String of car bombs kill 43

AT least 43 people were killed and another 89 injured yesterday in three car bomb attacks near a bus station and hospital in Baghdad.

String of car bombs kill 43

They were the deadliest attacks in Iraq's capital in weeks. Survivors searched through charred buses and cars for signs of friends and relatives.

A suicide car bomber targeting policemen detonated his vehicle outside the Nahda bus station in central Baghdad, one of the city's major transit points, the US military said.

A second car exploded inside the station car park near buses that carry passengers to Amarah and Basra, Shi'ite-dominated cities.

It was deadliest series of single-day suicide bombings in Baghdad in weeks, although suicide attacks with far lower death tolls occur here regularly.

One US soldier was killed yesterday when a roadside bomb exploded near his patrol in south-west Baghdad and another was killed on Monday in an insurgent attack in northern Iraq.

The latest attacks in the capital occurred shortly before Iraqi leaders started a meeting to try to finish the new constitution. A Shi'ite negotiator, Khalid al-Attiyah, said talks were going so well that the document might be ready for parliament any day now.

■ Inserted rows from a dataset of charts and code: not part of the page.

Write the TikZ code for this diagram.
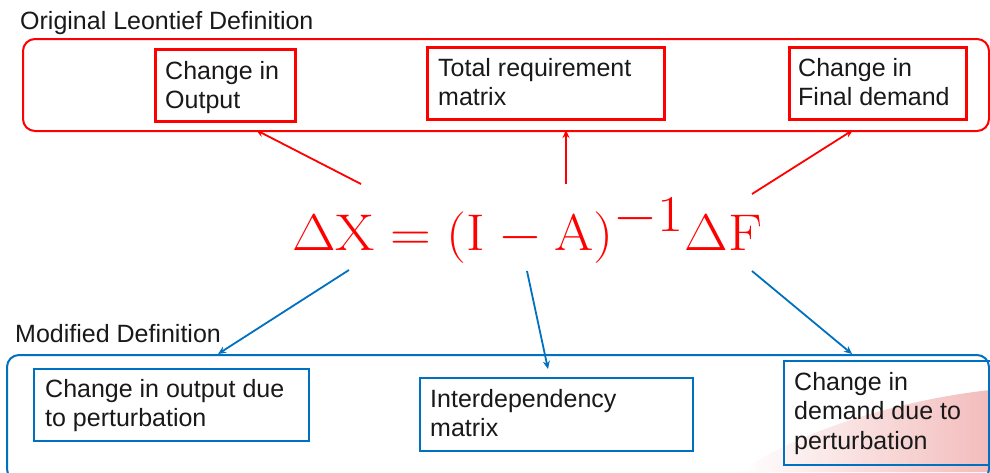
\documentclass[tikz,border=0pt]{standalone}
\usepackage[no-math]{fontspec}
\setmainfont{Liberation Sans}
\usepackage{graphicx}
\usetikzlibrary{arrows.meta,calc}
\definecolor{lred}{RGB}{255,0,0}
\definecolor{lblue}{RGB}{0,112,192}
\definecolor{smear}{RGB}{243,188,188}
\newcommand\mylines[1]{\begin{tabular}[t]{@{}l@{}}#1\end{tabular}}
\begin{document}
\begin{tikzpicture}[x=1pt,y=-1pt,
  txt/.style={anchor=base west, inner sep=0pt, font=\fontsize{25}{29.5}\selectfont, text=black!90},
  frame/.style={draw, rounded corners=12pt, line width=2pt, anchor=north west, inner sep=0pt},
  redbox/.style={draw=lred, line width=2.5pt, anchor=north west, inner sep=0pt},
  bluebox/.style={draw=lblue, line width=2pt, anchor=north west, inner sep=0pt},
  redarrow/.style={draw=lred, line width=1.8pt, -{Stealth[length=8pt,width=7pt]}},
  bluearrow/.style={draw=lblue, line width=1.8pt, -{Stealth[length=8pt,width=7pt]}},
]
\useasboundingbox (0,0) rectangle (990,472);
\fill[white] (0,0) rectangle (990,472);
\clip (0,0) rectangle (990,472);

% faint background smear
\shade[left color=white, right color=smear] (740,472) .. controls (800,430) and (900,400) .. (990,390) -- (990,472) -- cycle;

% outer frames
\node[frame, draw=lred, minimum width=966pt, minimum height=92pt] (orig) at (22,38) {};
\node[frame, draw=lblue, minimum width=982pt, minimum height=126pt] (mod) at (6,354) {};

% frame titles
\node[txt] (origT) at (20,29) {Original Leontief Definition};
\node[txt] (modT) at (15,342) {Modified Definition};

% top boxes
\node[redbox, minimum width=140pt, minimum height=72pt] (bout) at (154,48) {};
\node[txt] (tout) at (165,79) {\mylines{Change in\\Output}};
\node[redbox, minimum width=237pt, minimum height=72pt] (btot) at (426,46) {};
\node[txt] (ttot) at (438,76) {\mylines{Total requirement\\matrix}};
\node[redbox, minimum width=177pt, minimum height=72pt] (bfin) at (788,46) {};
\node[txt] (tfin) at (798,76) {\mylines{Change in\\Final demand}};

% bottom boxes
\node[bluebox, minimum width=275pt, minimum height=72pt] (bpo) at (33,368) {};
\node[txt] (tpo) at (45,397) {\mylines{Change in output due\\to perturbation}};
\node[bluebox, minimum width=273pt, minimum height=73pt] (bint) at (419,377) {};
\node[txt] (tint) at (430,407) {\mylines{Interdependency\\matrix}};
\node[bluebox, minimum width=220pt, minimum height=104pt] (bdem) at (783,360) {};
\node[txt] (tdem) at (794,390) {\mylines{Change in\\demand due to\\perturbation}};

% equation
\node[anchor=base west, inner sep=0pt, text=lred] (eq) at (292,250)
  {\resizebox{470pt}{52pt}{\fontsize{58}{60}\selectfont$\mathrm{\Delta X = (I - A)^{-1}\Delta F}$}};

% connector end points
\coordinate (r1s) at (361,184); \coordinate (r1e) at (256,130);
\coordinate (r2s) at (566,184); \coordinate (r2e) at (566,130);
\coordinate (r3s) at (752,194); \coordinate (r3e) at (853,130);
\coordinate (b1s) at (349,270); \coordinate (b1e) at (218,354);
\coordinate (b2s) at (527,271); \coordinate (b2e) at (548,369);
\coordinate (b3s) at (752,271); \coordinate (b3e) at (852,354);

\draw[redarrow] (r1s) -- (r1e);
\draw[redarrow] (r2s) -- (r2e);
\draw[redarrow] (r3s) -- (r3e);
\draw[bluearrow] (b1s) -- (b1e);
\draw[bluearrow] (b2s) -- (b2e);
\draw[bluearrow] (b3s) -- (b3e);
\end{tikzpicture}
\end{document}
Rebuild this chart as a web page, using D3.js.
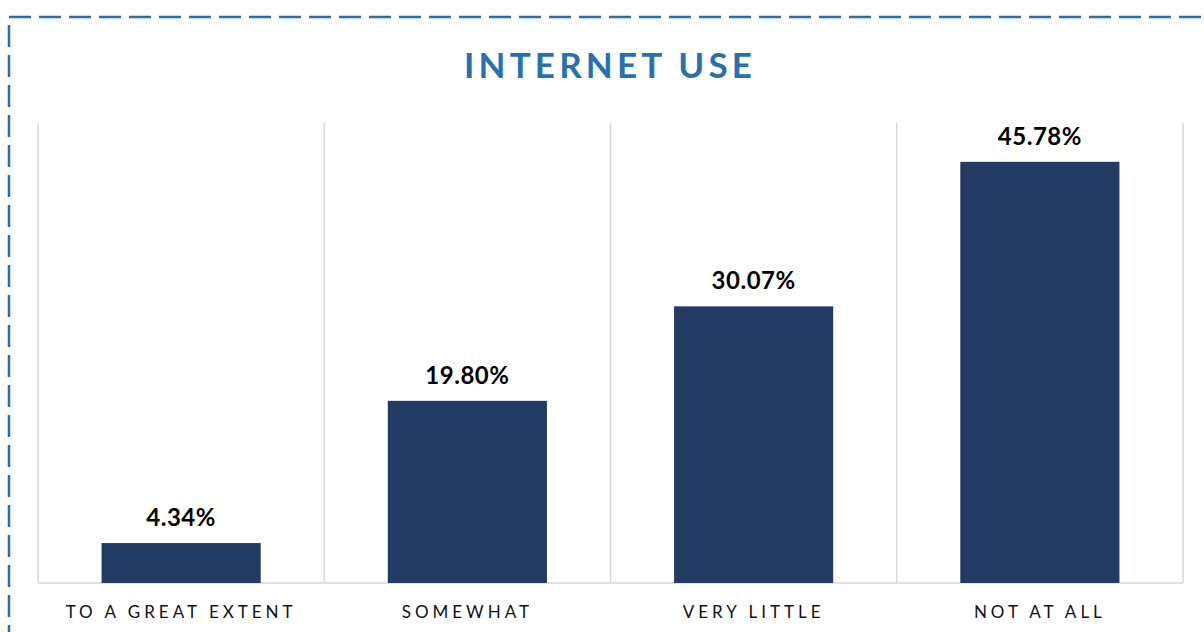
<!DOCTYPE html>
<html>
<head>
<meta charset="utf-8">
<script src="https://cdn.jsdelivr.net/npm/d3@7"></script>
<style>
  body { margin: 0; background: #fff; }
  svg { display: block; }
</style>
</head>
<body>
<svg id="chart"></svg>
<script>
// data
const categories = ['TO A GREAT EXTENT', 'SOMEWHAT', 'VERY LITTLE', 'NOT AT ALL'];
const values = [4.34, 19.80, 30.07, 45.78];
const yMax = 50;

// drawing constants
const W = 1204, H = 632;
const PLOT = { left: 38, right: 1183, top: 123, bottom: 583 };
const BAR_COLOR = '#233a63';
const BLUE = '#2a70b0';
const FONT = 'Lato, "Open Sans", sans-serif';

const svg = d3.select('#chart')
  .attr('width', W)
  .attr('height', H)
  .attr('font-family', FONT);

// dashed frame (runs off the right and bottom edges)
svg.append('rect')
  .attr('x', 9).attr('y', 17)
  .attr('width', 1220).attr('height', 640)
  .attr('fill', 'none')
  .attr('stroke', BLUE)
  .attr('stroke-width', 2.5)
  .attr('stroke-dasharray', '22 8');

// title
svg.append('text')
  .attr('x', 610).attr('y', 78)
  .attr('text-anchor', 'middle')
  .attr('font-size', 35)
  .attr('font-weight', 'bold')
  .attr('letter-spacing', 4.2)
  .attr('fill', BLUE)
  .text('INTERNET USE');

const x = d3.scaleBand()
  .domain(categories)
  .range([PLOT.left, PLOT.right])
  .paddingInner(0)
  .paddingOuter(0);

const y = d3.scaleLinear()
  .domain([0, yMax])
  .range([PLOT.bottom, PLOT.top]);

// vertical category separators
const seps = categories.map(c => x(c)).concat([PLOT.right]);
svg.append('g')
  .selectAll('line')
  .data(seps)
  .join('line')
  .attr('x1', d => d).attr('x2', d => d)
  .attr('y1', PLOT.top).attr('y2', PLOT.bottom)
  .attr('stroke', '#d9d9d9')
  .attr('stroke-width', 1.5);

// baseline
svg.append('line')
  .attr('x1', PLOT.left).attr('x2', PLOT.right)
  .attr('y1', PLOT.bottom).attr('y2', PLOT.bottom)
  .attr('stroke', '#d9d9d9')
  .attr('stroke-width', 1.5);

const barW = x.bandwidth() * 0.556;

// bars
svg.append('g')
  .selectAll('rect')
  .data(values)
  .join('rect')
  .attr('x', (d, i) => x(categories[i]) + (x.bandwidth() - barW) / 2)
  .attr('y', d => y(d))
  .attr('width', barW)
  .attr('height', d => y(0) - y(d))
  .attr('fill', BAR_COLOR);

// value labels
svg.append('g')
  .selectAll('text')
  .data(values)
  .join('text')
  .attr('x', (d, i) => x(categories[i]) + x.bandwidth() / 2)
  .attr('y', d => y(d) - 17)
  .attr('text-anchor', 'middle')
  .attr('font-size', 24)
  .attr('font-weight', 'bold')
  .attr('letter-spacing', 0.5)
  .attr('fill', '#000')
  .text(d => d.toFixed(2) + '%');

// category labels
svg.append('g')
  .selectAll('text')
  .data(categories)
  .join('text')
  .attr('x', d => x(d) + x.bandwidth() / 2)
  .attr('y', 618)
  .attr('text-anchor', 'middle')
  .attr('font-size', 17)
  .attr('letter-spacing', 4)
  .attr('fill', '#111')
  .text(d => d);
</script>
</body>
</html>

The blasts left several mutilated bodies strewn across the station car park and a large plume of black smoke visible throughout the capital as many travelled to work. Over a dozen cars and at least two buses were destroyed, leaving only rows of seat frames inside a bare metal hull.

A second suicide bomber exploded his vehicle near the Kindi Hospital about a half-hour later as many of the wounded were arriving for treatment, police said.

"This particular incident, where terrorists deliberately target civilians, emergency responders and hospitals, defines crimes against

humanity period. The Iraqi people have seen once again that the terrorists have no regard for human life," said Colonel Joseph DiSalvo, commander of 2nd Brigade Combat Team, 3rd Infantry Division.

Shortly after the explosion, four suspects were detained at the bus station on suspicion of being involved in the attacks, the Transportation Ministry said.

Elsewhere, six new Iraqi soldier recruits were killed execution-style after gunmen stopped their minibus near Hawija, 48 kilometres south-west of Kirkuk.

Meanwhile, a roadside bomb was defused close to the Imam Hussein shrine in the holy Shi'ite city of Karbala.

The shrine is one of the holiest sites in the country for Shi'ite Muslims.

Iraqi's leaders resumed negotiations on the draft constitution yesterday.

Late on Monday, Iraq's parliament was forced to grant itself a week-long extension when leaders could not agree on the document.

One of the stumbling blocks was Kurdish demands for self-determination, which would give them the right to secede.

Yesterday, Kurdish leaders said they had no plans to break away from Iraq even through they wanted the right enshrined in the constitution.